— Begin —

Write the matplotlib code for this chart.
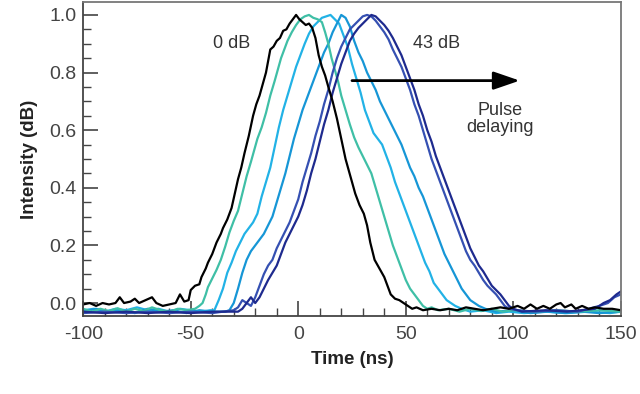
import matplotlib
matplotlib.use("Agg")
import matplotlib.pyplot as plt
from matplotlib.ticker import MultipleLocator

plt.rcParams['font.family'] = ['Liberation Sans', 'DejaVu Sans']
plt.rcParams['axes.unicode_minus'] = False

# traces: (time ns, intensity)
black = [(-100,-0.005),(-97,0.0),(-94,-0.01),(-91,0.0),(-88,-0.005),(-85,0.0),(-83,0.02),(-81,0.0),
         (-78,0.005),(-76,0.015),(-74,0.0),(-71,0.01),(-68,0.02),(-66,0.0),(-63,-0.01),(-60,-0.005),
         (-57,0.0),(-55,0.03),(-53,0.005),(-51,0.01),(-50,0.045),(-48,0.06),(-46,0.065),(-45,0.09),
         (-43,0.12),(-42,0.14),(-40,0.17),(-38,0.21),(-36,0.24),(-35,0.26),(-33,0.29),(-31,0.33),
         (-29.5,0.38),(-28,0.43),(-26.5,0.47),(-25,0.52),(-23,0.58),(-21,0.65),(-19.5,0.69),(-18,0.72),
         (-16.5,0.76),(-15,0.80),(-14,0.84),(-13,0.88),(-11.5,0.89),(-10,0.91),(-8.5,0.92),(-7,0.945),
         (-5.5,0.95),(-4,0.97),(-2.5,0.985),(-1,1.0),(0.5,0.985),(2,0.975),(3.5,0.965),(5,0.97),
         (6.5,0.955),(8,0.92),(9.5,0.86),(11,0.82),(12.5,0.79),(14,0.75),(16,0.70),(18,0.64),(20,0.57),
         (22,0.50),(23.5,0.46),(25,0.42),(26.5,0.38),(28.5,0.34),(30.5,0.31),(32,0.27),(33.5,0.21),
         (35.5,0.15),(37,0.13),(38.5,0.11),(40,0.09),(41.5,0.06),(43,0.03),(45,0.015),(47,0.01),
         (49,0.0),(51,-0.01),(53,-0.02),(55,-0.015),(58,-0.025),(62,-0.02),(66,-0.025),(70,-0.02),
         (74,-0.025),(78,-0.015),(82,-0.02),(86,-0.025),(90,-0.02),(94,-0.015),(98,-0.02),(102,-0.01),
         (105,-0.02),(108,-0.005),(111,-0.02),(114,-0.01),(117,-0.02),(120,-0.005),(122,0.0),
         (124,-0.015),(127,-0.005),(129,-0.02),(132,-0.01),(135,-0.02),(138,-0.015),(142,-0.02),
         (146,-0.02),(150,-0.025)]

teal = [(-100,-0.02),(-96,-0.03),(-92,-0.02),(-88,-0.028),(-84,-0.018),(-80,-0.03),(-76,-0.02),
        (-72,-0.028),(-68,-0.015),(-64,-0.025),(-60,-0.03),(-56,-0.02),(-52,-0.025),(-48,-0.02),
        (-46,-0.01),(-44.5,0.0),(-43,0.03),(-42,0.055),(-40,0.085),(-38,0.115),(-36,0.15),(-34,0.195),
        (-32,0.245),(-30,0.285),(-28,0.32),(-26,0.38),(-24,0.44),(-22,0.49),(-20.5,0.53),(-19,0.57),
        (-17,0.61),(-15,0.66),(-13,0.72),(-11,0.77),(-9.5,0.81),(-8,0.85),(-6.5,0.88),(-5,0.91),
        (-3,0.94),(-1,0.965),(1,0.985),(3,0.995),(5,1.0),(7,0.99),(9,0.985),(11,0.975),(12.5,0.94),
        (14,0.90),(15.5,0.85),(17,0.81),(18.5,0.77),(20,0.72),(22,0.67),(24,0.62),(26,0.575),(28,0.54),
        (30,0.51),(32,0.48),(34,0.45),(36,0.40),(38,0.35),(40,0.30),(42,0.25),(44,0.20),(46,0.16),
        (48,0.12),(50,0.08),(52,0.05),(54,0.03),(56,0.01),(58,-0.01),(60,-0.02),(62,-0.015),(65,-0.025),
        (70,-0.02),(75,-0.03),(80,-0.02),(85,-0.028),(90,-0.02),(95,-0.03),(100,-0.025),(110,-0.03),
        (120,-0.025),(130,-0.03),(140,-0.025),(150,-0.03)]

cyan = [(-100,-0.025),(-95,-0.02),(-90,-0.03),(-85,-0.02),(-80,-0.025),(-75,-0.015),(-70,-0.025),
        (-65,-0.02),(-60,-0.03),(-55,-0.02),(-50,-0.025),(-45,-0.03),(-41,-0.025),(-39,-0.025),
        (-37,0.01),(-35,0.05),(-33,0.105),(-31,0.14),(-29,0.18),(-27,0.21),(-25,0.24),(-23,0.26),
        (-21,0.28),(-19,0.31),(-17,0.37),(-15,0.42),(-13,0.47),(-11,0.54),(-9,0.61),(-7,0.67),
        (-5,0.72),(-3,0.77),(-1,0.82),(1,0.86),(3,0.90),(5,0.935),(7,0.96),(9,0.975),(11,0.99),
        (13,0.995),(15,1.0),(17,0.985),(19,0.97),(21,0.93),(23,0.89),(25,0.83),(27,0.78),(29,0.73),
        (31,0.67),(33,0.63),(35,0.59),(37,0.57),(39,0.55),(41,0.51),(43,0.47),(45,0.42),(47,0.38),
        (49,0.34),(51,0.30),(53,0.26),(55,0.22),(57,0.18),(59,0.14),(61,0.11),(63,0.07),(65,0.05),
        (67,0.03),(69,0.01),(71,0.0),(73,-0.01),(76,-0.02),(80,-0.03),(86,-0.025),(92,-0.035),
        (98,-0.03),(105,-0.035),(115,-0.03),(125,-0.035),(135,-0.03),(145,-0.035),(150,-0.03)]

blue = [(-100,-0.03),(-94,-0.02),(-88,-0.03),(-82,-0.025),(-76,-0.035),(-70,-0.02),(-64,-0.03),
        (-58,-0.025),(-52,-0.035),(-46,-0.025),(-40,-0.03),(-34,-0.03),(-32,-0.025),(-30,0.0),
        (-28,0.05),(-26,0.105),(-24,0.15),(-22,0.18),(-20,0.2),(-18,0.22),(-16,0.24),(-14,0.27),
        (-12,0.30),(-10,0.35),(-8,0.40),(-6,0.45),(-4,0.51),(-2,0.57),(0,0.62),(2,0.67),(4,0.71),
        (6,0.75),(8,0.79),(10,0.83),(12,0.87),(14,0.90),(16,0.94),(18,0.97),(20,1.0),(22,0.99),
        (24,0.96),(26,0.91),(28,0.87),(30,0.84),(32,0.80),(34,0.77),(36,0.74),(38,0.70),(40,0.67),
        (42,0.64),(44,0.61),(46,0.58),(48,0.55),(50,0.51),(52,0.47),(54,0.44),(56,0.40),(58,0.37),
        (60,0.33),(62,0.29),(64,0.25),(66,0.21),(68,0.17),(70,0.14),(72,0.11),(74,0.08),(76,0.05),
        (78,0.03),(80,0.01),(82,0.0),(84,-0.01),(87,-0.02),(92,-0.03),(100,-0.025),(108,-0.035),
        (116,-0.03),(124,-0.035),(132,-0.03),(140,-0.035),(150,-0.03)]

dark = [(-100,-0.035),(-90,-0.03),(-80,-0.035),(-70,-0.03),(-60,-0.035),(-50,-0.03),(-40,-0.035),
        (-30,-0.025),(-28,-0.015),(-26,0.01),(-24,0.0),(-22,-0.01),(-20,0.02),(-18,0.06),(-16,0.10),
        (-14,0.13),(-12,0.15),(-10,0.19),(-8,0.22),(-6,0.25),(-4,0.28),(-2,0.32),(0,0.36),(2,0.42),
        (4,0.47),(6,0.52),(8,0.58),(10,0.63),(12,0.69),(14,0.74),(16,0.80),(18,0.85),(20,0.89),
        (22,0.92),(24,0.95),(26,0.965),(28,0.98),(30,0.995),(32,1.0),(34,0.995),(36,0.98),(38,0.96),
        (40,0.94),(42,0.915),(44,0.88),(46,0.85),(48,0.82),(50,0.78),(52,0.74),(54,0.69),(56,0.65),
        (58,0.60),(60,0.55),(62,0.50),(64,0.46),(66,0.42),(68,0.38),(70,0.34),(72,0.30),(74,0.26),
        (76,0.22),(78,0.18),(80,0.15),(82,0.13),(84,0.105),(86,0.08),(88,0.06),(90,0.045),(92,0.03),
        (94,0.01),(96,-0.01),(98,-0.02),(102,-0.025),(110,-0.03),(120,-0.025),(130,-0.03),
        (140,-0.01),(144,0.0),(147,0.02),(150,0.03)]

navy = [(-100,-0.03),(-90,-0.035),(-80,-0.03),(-70,-0.035),(-60,-0.03),(-50,-0.035),(-40,-0.03),
        (-28,-0.03),(-26,-0.02),(-24,0.0),(-22,0.02),(-20,0.0),(-18,0.02),(-16,0.05),(-14,0.08),
        (-12,0.105),(-10,0.13),(-8,0.17),(-6,0.21),(-4,0.24),(-2,0.27),(0,0.30),(2,0.34),(4,0.39),
        (6,0.45),(8,0.50),(10,0.56),(12,0.62),(14,0.67),(16,0.73),(18,0.78),(20,0.83),(22,0.87),
        (24,0.91),(26,0.935),(28,0.955),(30,0.97),(32,0.985),(34,1.0),(36,0.995),(38,0.98),(40,0.965),
        (42,0.945),(44,0.92),(46,0.89),(48,0.86),(50,0.82),(52,0.78),(54,0.74),(56,0.69),(58,0.65),
        (60,0.60),(62,0.56),(64,0.51),(66,0.47),(68,0.43),(70,0.39),(72,0.35),(74,0.31),(76,0.27),
        (78,0.23),(80,0.19),(82,0.16),(84,0.13),(86,0.11),(88,0.085),(90,0.06),(92,0.045),(94,0.03),
        (96,0.01),(98,-0.01),(100,-0.02),(104,-0.03),(115,-0.025),(125,-0.03),(138,-0.02),(142,0.0),
        (145,0.01),(148,0.03),(150,0.04)]

traces = [cyan, blue, teal, dark, navy, black]
colors = ['#22b2e6', '#1696d6', '#3fbfa6', '#3550b2', '#1e2a8e', '#000000']

fig = plt.figure(figsize=(6.4, 3.94), dpi=100)
ax = fig.add_axes([0.130, 0.198, 0.840, 0.797])

for tr, c in zip(traces, colors):
    t = [p[0] for p in tr]
    v = [p[1] for p in tr]
    ax.plot(t, v, color=c, lw=1.6)

ax.set_xlim(-100, 150)
ax.set_ylim(-0.045, 1.045)
ax.xaxis.set_major_locator(MultipleLocator(50))
ax.xaxis.set_minor_locator(MultipleLocator(10))
ax.yaxis.set_major_locator(MultipleLocator(0.2))
ax.yaxis.set_minor_locator(MultipleLocator(0.05))
ax.yaxis.set_major_formatter(plt.FormatStrFormatter('%.1f'))
ax.tick_params(which='both', direction='in', color='#444444', labelcolor='#444444',
               labelsize=14, top=False, right=False)
ax.tick_params(which='major', length=11, width=1.2)
ax.tick_params(which='minor', length=6, width=1.0)
ax.tick_params(axis='y', pad=5)
ax.tick_params(axis='x', pad=7)
for s in ['left', 'bottom']:
    ax.spines[s].set_color('#444444')
    ax.spines[s].set_linewidth(1.3)
for s in ['top', 'right']:
    ax.spines[s].set_color('#777777')
    ax.spines[s].set_linewidth(1.3)

ax.set_xlabel('Time (ns)', fontsize=13.5, fontweight='bold', color='#222222', labelpad=6)
ax.set_ylabel('Intensity (dB)', fontsize=13.5, fontweight='bold', color='#222222', labelpad=8)

ax.text(-31, 0.90, '0 dB', fontsize=13, color='#333333', ha='center', va='center')
ax.text(64.5, 0.90, '43 dB', fontsize=13, color='#333333', ha='center', va='center')
ax.text(94, 0.64, 'Pulse\ndelaying', fontsize=13, color='#333333', ha='center', va='center',
        linespacing=1.0)
ax.annotate('', xy=(103, 0.772), xytext=(25, 0.772),
            arrowprops=dict(arrowstyle='-|>,head_length=1.6,head_width=0.55', color='black',
                            lw=2, shrinkA=0, shrinkB=0, mutation_scale=10))

fig.savefig('out.png', dpi=100)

— End —

Task prompt
Return only the lines from the start of the data through the line that contains "plt.rcParams['axes.unicode_minus'] = False", please, copying them exactly and omitting all pictures.

Full solution
Write the matplotlib code for this chart.
import matplotlib
matplotlib.use("Agg")
import matplotlib.pyplot as plt
from matplotlib.ticker import MultipleLocator

plt.rcParams['font.family'] = ['Liberation Sans', 'DejaVu Sans']
plt.rcParams['axes.unicode_minus'] = False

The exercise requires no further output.